A baseball truly at rest would have less momentum (i.e., zero) than a moving electron. But a baseball could have many, many times the momentum of an electron and still be moving so slowly as to be indistinguishable from “at rest”.
Oh, now even* I* can understand that! 
When you said ‘the faster it goes (or the heavier it is)…’ were you talking about the relativistic effects? Also, is this why we get such odd behaviour of free particles in a vacuum in the double-slit-experiment, i.e., that they are isolated from anything much bigger?
Okay, that makes sense from what ftg said. 

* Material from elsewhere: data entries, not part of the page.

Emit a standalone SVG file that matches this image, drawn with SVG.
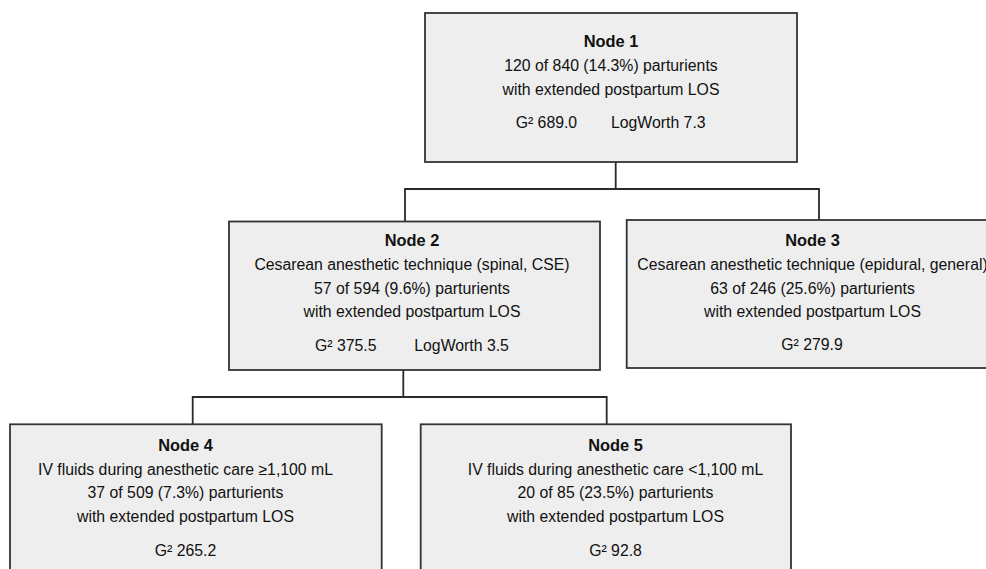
<svg xmlns="http://www.w3.org/2000/svg" width="986" height="569" viewBox="0 0 986 569">
<style>
.box{fill:#eeeeee;stroke:#333333;stroke-width:1.8}
.conn{fill:none;stroke:#2a2a2a;stroke-width:1.8}
text{font-family:"Liberation Sans",Arial,sans-serif;font-size:15.8px;fill:#111111}
.c{text-anchor:middle}
.t{font-weight:bold;font-size:16.4px}
</style>
<rect width="986" height="569" fill="#ffffff"/>
<g id="connectors">
<path class="conn" d="M615.7,162 V189 M405,221 V189 H819 V220"/>
<path class="conn" d="M403.3,370 V397 M192.7,424 V397 H606.7 V424"/>
</g>
<g id="node1">
<rect class="box" x="425" y="13" width="372" height="149"/>
<text class="c t" x="611" y="47">Node 1</text>
<text class="c" x="611" y="71">120 of 840 (14.3%) parturients</text>
<text class="c" x="611" y="95">with extended postpartum LOS</text>
<text x="515.7" y="128">G² 689.0</text>
<text x="611" y="128">LogWorth 7.3</text>
</g>
<g id="node2">
<rect class="box" x="229" y="221.5" width="371" height="148.5"/>
<text class="c t" x="412" y="246">Node 2</text>
<text class="c" x="412" y="270">Cesarean anesthetic technique (spinal, CSE)</text>
<text class="c" x="412" y="293.5">57 of 594 (9.6%) parturients</text>
<text class="c" x="412" y="317">with extended postpartum LOS</text>
<text x="315" y="350.5">G² 375.5</text>
<text x="414.3" y="350.5">LogWorth 3.5</text>
</g>
<g id="node3">
<rect class="box" x="626.7" y="220" width="372" height="148"/>
<text class="c t" x="812.5" y="246">Node 3</text>
<text class="c" x="812.5" y="270">Cesarean anesthetic technique (epidural, general)</text>
<text class="c" x="812.5" y="293.5">63 of 246 (25.6%) parturients</text>
<text class="c" x="812.5" y="317">with extended postpartum LOS</text>
<text class="c" x="812" y="350">G² 279.9</text>
</g>
<g id="node4">
<rect class="box" x="10" y="424.3" width="371.7" height="160"/>
<text class="c t" x="185.5" y="450.5">Node 4</text>
<text class="c" x="185.5" y="474.5">IV fluids during anesthetic care ≥1,100 mL</text>
<text class="c" x="185.5" y="498">37 of 509 (7.3%) parturients</text>
<text class="c" x="185.5" y="522">with extended postpartum LOS</text>
<text class="c" x="185.5" y="555.5">G² 265.2</text>
</g>
<g id="node5">
<rect class="box" x="420.7" y="424.3" width="370.3" height="160"/>
<text class="c t" x="615.5" y="450.5">Node 5</text>
<text class="c" x="615.5" y="474.5">IV fluids during anesthetic care &lt;1,100 mL</text>
<text class="c" x="615.5" y="498">20 of 85 (23.5%) parturients</text>
<text class="c" x="615.5" y="522">with extended postpartum LOS</text>
<text class="c" x="615.5" y="555.5">G² 92.8</text>
</g>
</svg>
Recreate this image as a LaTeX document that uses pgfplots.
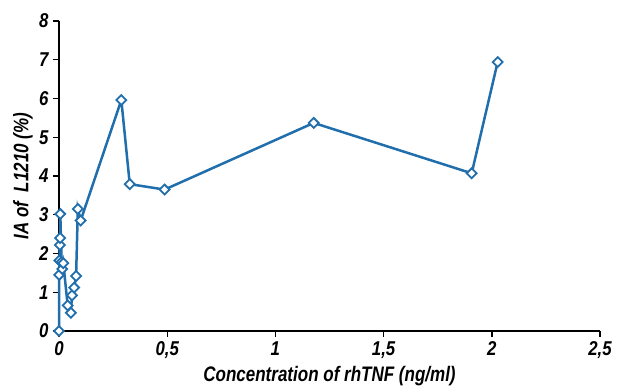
\documentclass[border=0pt]{standalone}
\usepackage{fontspec}
\setmainfont{Liberation Sans}[FakeStretch=0.84]
\newfontfamily\labfont{Liberation Sans}[FakeStretch=0.81]
\usepackage{pgfplots}
\pgfplotsset{compat=1.18}
\definecolor{lc}{RGB}{32,110,172}
\begin{document}
\begin{tikzpicture}
\begin{axis}[
  scale only axis, width=541pt, height=310pt,
  xmin=0, xmax=2.5, ymin=0, ymax=8,
  axis x line=bottom, axis y line=left,
  axis line style={line width=1.4pt, -},
  xtick={0,0.5,1,1.5,2,2.5}, ytick={0,1,...,8},
  tick align=outside, major tick length=6pt,
  tick style={line width=1.4pt, black},
  /pgf/number format/assume math mode=true,
  /pgf/number format/use comma,
  ticklabel style={font=\fontsize{20}{20}\selectfont\bfseries\itshape},
  xticklabel style={yshift=-1pt},
  yticklabel style={xshift=-1pt},
  label style={font=\labfont\fontsize{21}{21}\selectfont\bfseries\itshape},
  xlabel={Concentration of rhTNF (ng/ml)},
  ylabel={IA of \ L1210 (\%)},
  xlabel style={at={(axis description cs:0.5,-0.145)}, anchor=center},
  ylabel style={at={(axis description cs:-0.0665,0.5)}, anchor=center},
  clip=false,
]
\addplot[color=lc, line width=2.5pt, mark=square*, mark size=3.5pt,
  mark options={fill=white, draw=lc, line width=1.8pt, rotate=45}] coordinates {
(0,0)
(0.001,1.45)
(0.002,1.82)
(0.004,2.22)
(0.005,2.4)
(0.006,3.02)
(0.012,1.78)
(0.015,1.6)
(0.02,1.75)
(0.04,0.66)
(0.055,0.47)
(0.06,0.92)
(0.07,1.12)
(0.079,1.42)
(0.087,3.15)
(0.1,2.85)
(0.288,5.96)
(0.327,3.79)
(0.488,3.65)
(1.177,5.37)
(1.907,4.07)
(2.027,6.94)
};
\coordinate (bl) at (rel axis cs:0,0);
\coordinate (tr) at (rel axis cs:1,1);
\end{axis}
\pgfresetboundingbox
\path ([shift={(-59pt,-57pt)}]bl) rectangle ([shift={(17pt,21pt)}]tr);
\end{tikzpicture}
\end{document}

I have read science articles that say this is why liquid helium doesn’t freeze solid. The “quantum jiggle” is just enough to keep it liquid.
(Is this correct, or am I remembering it completely wrong?)
Can a baseball be at relative net-rest? Where its net momentum within its frame of reference is zero but the motion of its many constituent parts is each non-zero?
Good post, but I’d like to urge some caution against overstating the analogy between duration and frequency of a wave, and the uncertainty principle (not that I think you do, but people might get the wrong impression).
Basically, there’s nothing counterintuitive about the relationship between frequency and duration: a note that’s been played for a certain finite time simply doesn’t have a single frequency; and when we record that note, we have exact values for its duration and the frequency range it spans. All of its properties are thereby completely known and fixed.
The same can’t be said for a quantum particle: if it is, say, in a fairly sharp state of momentum, then it’s not possible to exactly predict its position; but upon measurement, we will always find it in a single place. So all of the particle’s properties, as they are revealed to us via measurement, are not fixed by what we know about its state.
Furthermore, uncertainty also exists between discrete variables: for, e.g., a particle’s spin, which can be either ‘up’ or ‘down’ in a given direction, there exists an uncertainty principle between different orthogonal directions of spin—perfectly knowing spin in the x-direction means you don’t know anything about spin in y-direction.
Yes, by definition. “Its own frame” means the frame where its overall momentum is zero. But we can’t tell what frame that is. (surprisingly, the math for combining quantum mechanics and special relativity still manages to all turn out just fine)
And immediately upon making that position measurement, it’s no longer in a fairly sharp momentum state.
OP has his answer, I think, so jokes are in order:
Very good. 
As a post script I think I would like to say that I have learnt that sub-atomic particles are very * elusive.*
abashed, thank you for asking this as I am in the process of reading (for fun),“Quantum Mechanics: The Theoretical Minimum” and this clears a few things up for me.
Derleth, thank You for the clear analogy!
I think we did a set of Heisenberg jokes a couple of months ago. This is the one I like.
Heisenberg is driving down the road and he gets pulled over by a cop. The cop walks up to him and says “Do you know how fast you were going?” Heisenberg says “No, but I know exactly where I am!”
This is awesome. It caused me to google, where I found this Interactive Guide to the Fourier Transform. This really helped me understand what you explained even more intuitively.
Glad to be of service swampspruce ;).